WHAT TO DO — Pictures stay out of the copy. Repeat exactly the lines from the first entry below through the line that contains "plt.rcParams['font.family'] = ['Open", and nothing beyond.

ENTRIES SHOWN —
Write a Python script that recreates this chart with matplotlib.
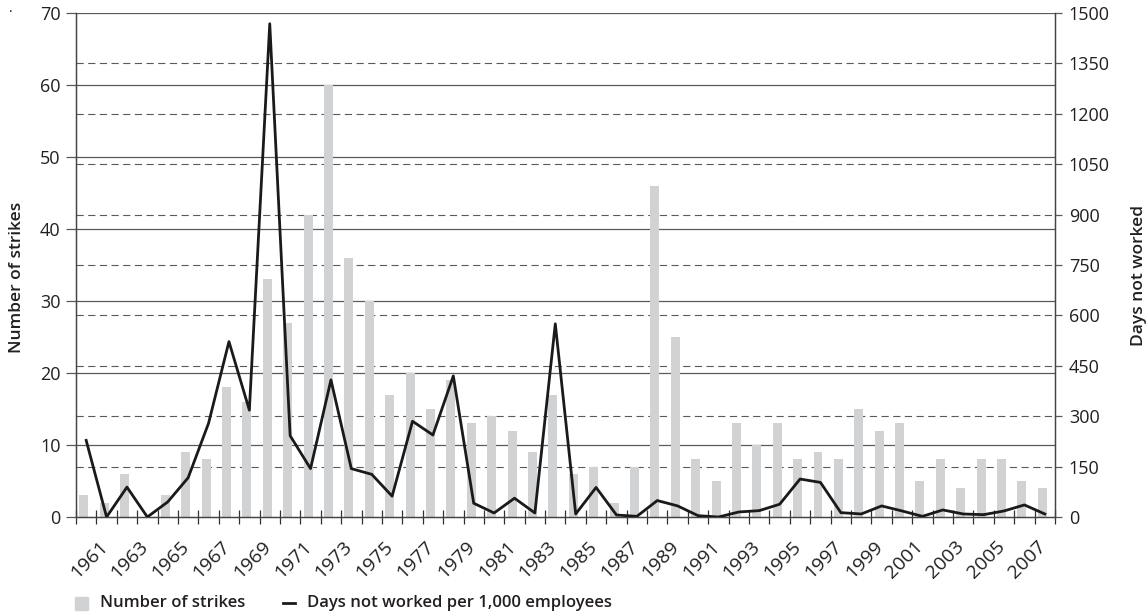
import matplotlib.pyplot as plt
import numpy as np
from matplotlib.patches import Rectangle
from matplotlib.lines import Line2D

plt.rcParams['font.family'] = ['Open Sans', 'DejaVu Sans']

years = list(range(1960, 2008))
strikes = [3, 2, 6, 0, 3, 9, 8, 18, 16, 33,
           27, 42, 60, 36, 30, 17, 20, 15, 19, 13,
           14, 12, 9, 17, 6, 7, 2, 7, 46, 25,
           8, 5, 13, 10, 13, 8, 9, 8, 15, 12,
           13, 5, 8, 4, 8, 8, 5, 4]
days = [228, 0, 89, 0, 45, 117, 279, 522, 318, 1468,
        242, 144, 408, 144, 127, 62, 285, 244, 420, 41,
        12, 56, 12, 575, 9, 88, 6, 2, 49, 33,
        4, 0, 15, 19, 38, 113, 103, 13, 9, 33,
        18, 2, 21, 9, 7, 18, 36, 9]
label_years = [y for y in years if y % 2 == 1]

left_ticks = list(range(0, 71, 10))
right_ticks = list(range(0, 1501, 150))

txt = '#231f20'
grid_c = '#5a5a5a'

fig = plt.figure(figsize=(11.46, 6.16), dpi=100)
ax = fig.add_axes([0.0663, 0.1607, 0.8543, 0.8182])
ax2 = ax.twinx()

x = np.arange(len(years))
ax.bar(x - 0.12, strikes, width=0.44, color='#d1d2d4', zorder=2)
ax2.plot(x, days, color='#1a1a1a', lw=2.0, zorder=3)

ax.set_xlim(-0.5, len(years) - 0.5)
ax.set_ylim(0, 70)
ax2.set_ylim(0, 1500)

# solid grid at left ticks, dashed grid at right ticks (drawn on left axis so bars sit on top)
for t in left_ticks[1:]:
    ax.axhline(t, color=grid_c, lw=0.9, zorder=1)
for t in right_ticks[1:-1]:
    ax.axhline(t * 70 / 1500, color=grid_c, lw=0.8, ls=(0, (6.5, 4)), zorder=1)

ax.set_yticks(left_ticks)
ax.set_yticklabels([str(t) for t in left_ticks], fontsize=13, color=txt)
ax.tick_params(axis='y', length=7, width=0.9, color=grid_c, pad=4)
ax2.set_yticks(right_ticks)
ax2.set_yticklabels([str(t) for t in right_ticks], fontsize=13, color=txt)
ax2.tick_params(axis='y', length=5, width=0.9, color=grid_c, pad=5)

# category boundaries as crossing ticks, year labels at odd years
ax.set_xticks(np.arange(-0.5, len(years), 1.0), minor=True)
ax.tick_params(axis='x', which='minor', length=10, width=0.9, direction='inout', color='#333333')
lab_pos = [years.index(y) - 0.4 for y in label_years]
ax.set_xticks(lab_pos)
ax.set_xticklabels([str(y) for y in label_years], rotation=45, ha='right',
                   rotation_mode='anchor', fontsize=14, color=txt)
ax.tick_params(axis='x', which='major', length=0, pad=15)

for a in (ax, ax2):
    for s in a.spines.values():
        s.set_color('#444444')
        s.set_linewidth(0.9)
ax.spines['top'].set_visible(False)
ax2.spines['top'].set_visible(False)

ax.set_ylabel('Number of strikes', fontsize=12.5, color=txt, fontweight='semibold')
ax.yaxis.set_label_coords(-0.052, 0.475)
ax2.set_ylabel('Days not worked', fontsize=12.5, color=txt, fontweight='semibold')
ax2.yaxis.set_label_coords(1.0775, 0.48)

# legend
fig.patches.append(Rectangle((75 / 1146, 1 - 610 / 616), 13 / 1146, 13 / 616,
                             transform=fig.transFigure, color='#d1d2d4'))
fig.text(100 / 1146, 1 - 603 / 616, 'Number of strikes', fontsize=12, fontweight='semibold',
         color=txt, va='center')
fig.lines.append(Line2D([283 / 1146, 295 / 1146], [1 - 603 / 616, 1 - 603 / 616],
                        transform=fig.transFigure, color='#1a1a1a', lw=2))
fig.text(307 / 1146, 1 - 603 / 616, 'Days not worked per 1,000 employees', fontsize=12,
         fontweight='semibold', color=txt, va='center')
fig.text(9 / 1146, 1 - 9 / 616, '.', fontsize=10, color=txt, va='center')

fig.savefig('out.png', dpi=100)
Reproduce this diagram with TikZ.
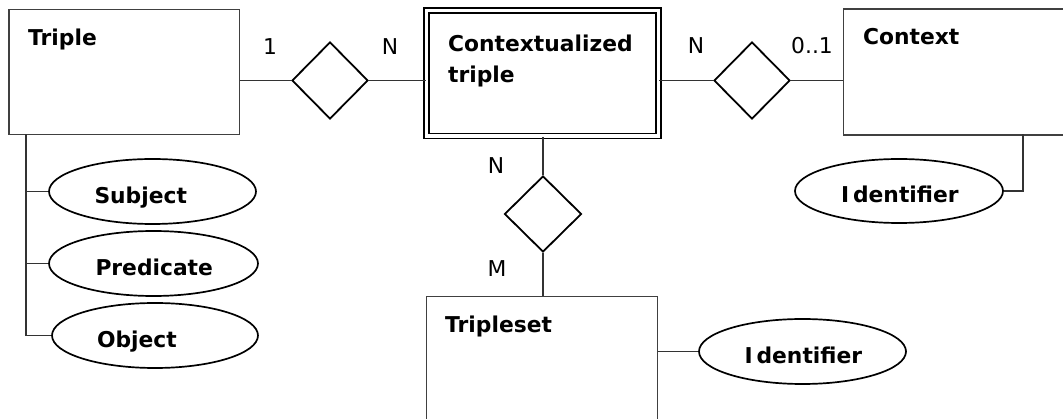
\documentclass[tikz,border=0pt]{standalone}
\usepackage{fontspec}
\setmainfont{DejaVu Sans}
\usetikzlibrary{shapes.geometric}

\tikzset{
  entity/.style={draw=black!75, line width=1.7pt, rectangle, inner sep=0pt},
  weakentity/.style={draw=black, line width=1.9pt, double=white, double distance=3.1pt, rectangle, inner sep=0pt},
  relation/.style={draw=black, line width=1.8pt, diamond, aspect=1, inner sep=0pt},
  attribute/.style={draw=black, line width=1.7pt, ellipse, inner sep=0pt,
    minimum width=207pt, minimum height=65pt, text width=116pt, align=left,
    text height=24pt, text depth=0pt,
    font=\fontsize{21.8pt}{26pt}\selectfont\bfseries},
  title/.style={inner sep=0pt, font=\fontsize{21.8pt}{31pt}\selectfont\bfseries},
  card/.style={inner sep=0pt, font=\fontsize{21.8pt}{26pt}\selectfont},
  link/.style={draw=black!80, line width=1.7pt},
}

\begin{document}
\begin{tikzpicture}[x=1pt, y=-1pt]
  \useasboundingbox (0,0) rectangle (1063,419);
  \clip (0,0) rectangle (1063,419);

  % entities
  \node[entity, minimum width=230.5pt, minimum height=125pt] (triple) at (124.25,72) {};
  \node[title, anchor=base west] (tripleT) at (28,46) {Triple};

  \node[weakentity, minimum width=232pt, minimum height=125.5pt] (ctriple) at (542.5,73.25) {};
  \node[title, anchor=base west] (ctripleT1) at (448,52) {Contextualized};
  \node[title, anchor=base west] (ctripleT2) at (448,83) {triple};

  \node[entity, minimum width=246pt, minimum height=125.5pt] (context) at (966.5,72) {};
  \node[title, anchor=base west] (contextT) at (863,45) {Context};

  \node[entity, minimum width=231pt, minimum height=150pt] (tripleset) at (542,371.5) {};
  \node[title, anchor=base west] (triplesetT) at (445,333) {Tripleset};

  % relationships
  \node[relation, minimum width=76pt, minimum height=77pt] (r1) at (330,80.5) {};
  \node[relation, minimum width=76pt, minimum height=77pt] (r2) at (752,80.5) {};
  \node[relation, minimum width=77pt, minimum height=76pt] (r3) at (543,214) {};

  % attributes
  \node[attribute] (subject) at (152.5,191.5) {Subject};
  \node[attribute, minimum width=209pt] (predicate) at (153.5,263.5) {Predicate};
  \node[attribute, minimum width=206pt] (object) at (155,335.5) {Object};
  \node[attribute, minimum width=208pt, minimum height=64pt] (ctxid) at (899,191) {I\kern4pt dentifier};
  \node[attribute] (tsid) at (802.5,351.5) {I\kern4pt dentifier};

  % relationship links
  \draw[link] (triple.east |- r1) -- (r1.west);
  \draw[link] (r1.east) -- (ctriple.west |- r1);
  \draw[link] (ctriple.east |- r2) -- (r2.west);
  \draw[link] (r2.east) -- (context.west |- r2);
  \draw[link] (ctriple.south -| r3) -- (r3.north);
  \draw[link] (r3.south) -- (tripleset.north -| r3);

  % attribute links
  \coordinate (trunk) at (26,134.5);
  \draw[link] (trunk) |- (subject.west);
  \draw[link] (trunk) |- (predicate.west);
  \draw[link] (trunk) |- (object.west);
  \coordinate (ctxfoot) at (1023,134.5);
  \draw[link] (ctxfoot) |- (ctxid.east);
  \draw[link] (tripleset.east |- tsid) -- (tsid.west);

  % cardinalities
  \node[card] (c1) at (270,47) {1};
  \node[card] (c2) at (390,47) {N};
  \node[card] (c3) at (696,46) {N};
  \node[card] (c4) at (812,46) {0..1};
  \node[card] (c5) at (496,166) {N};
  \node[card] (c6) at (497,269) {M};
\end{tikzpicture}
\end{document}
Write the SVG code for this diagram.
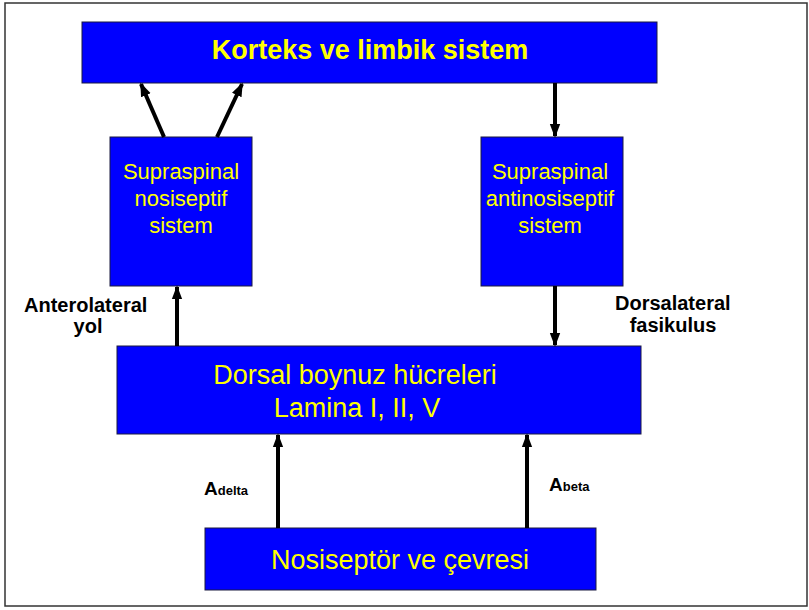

RESULT OF THIS TASK —
Write a Python script that recreates this chart with matplotlib.
import matplotlib.pyplot as plt
import numpy as np
from matplotlib.patches import Rectangle
from matplotlib.lines import Line2D

plt.rcParams['font.family'] = ['Open Sans', 'DejaVu Sans']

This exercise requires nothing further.